Mi vecino es joyero, y de vez en cuando celebra fiestas para ricos. Les muestra el género y les da de comer y beber gratis, porque no hay nada que le guste más a un rico que las cosas gratis. Los pobres somos distintos, valoramos las cosas en función de lo alto que sea el precio pagado. Esa programación cultural (de clase) la inventó un rico.
Yo no tengo nada en contra de los ricos, en más de una ocasión he querido ser uno de ellos. A un rico se le distingue por sus hijos, más altos y guapos que los hijos de los pobres; también porque nunca pagan lo que deben; y sobre todo, porque no saben hacer el amor.
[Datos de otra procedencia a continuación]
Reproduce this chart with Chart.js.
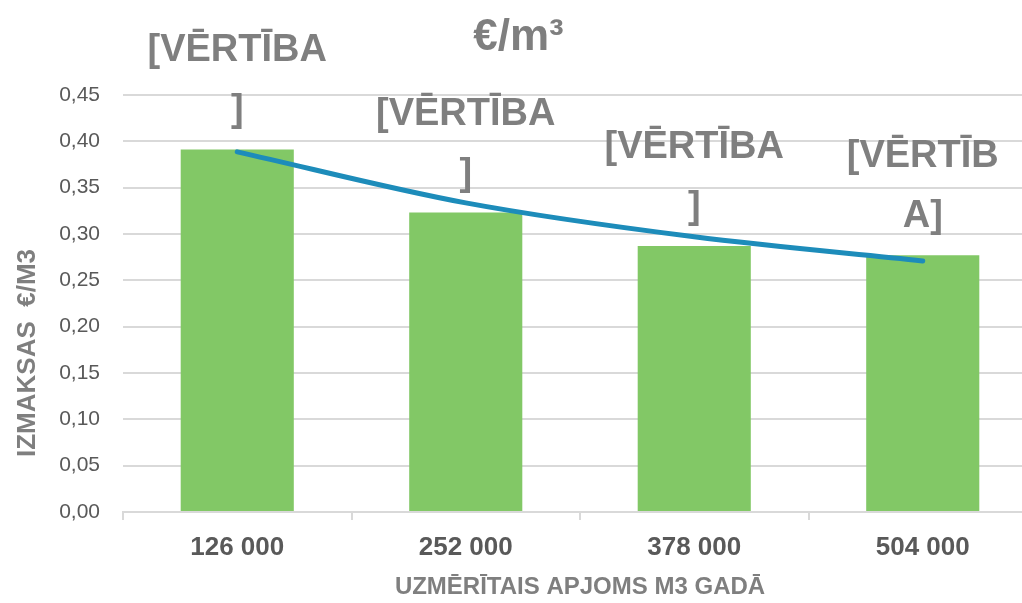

A los clientes ricos de mi vecino, los distingo porque no saben leer. A pesar del cartel enorme que mi vecino ha puesto indicando cuál es su interfono, todos los ricos se equivocan y pican mi timbre. Sólo les pasa a ellos, porque los chicos del catering pican bien, nunca se equivocan, sólo se equivocan los ricos. Una de las diferencias que ha dejado este mundo sin lucha de clases es que los pobres están obligados a leer para enterarse de lo que ocurre a su alrededor. En cambio los ricos se han acostumbrado a ir picando puerta a puerta, fastidiando al servicio (que somos el resto del mundo), sin importarles si estamos escribiendo un guión que nos da de comer.
Si alguna vez nos hartamos y queremos acabar con ellos, sólo tendremos que publicar un libro con el siguiente título: “Pobres del mundo ha llegado la hora de rebelarse”.
Los ricos no se enterarán de nada, será demasiado tarde.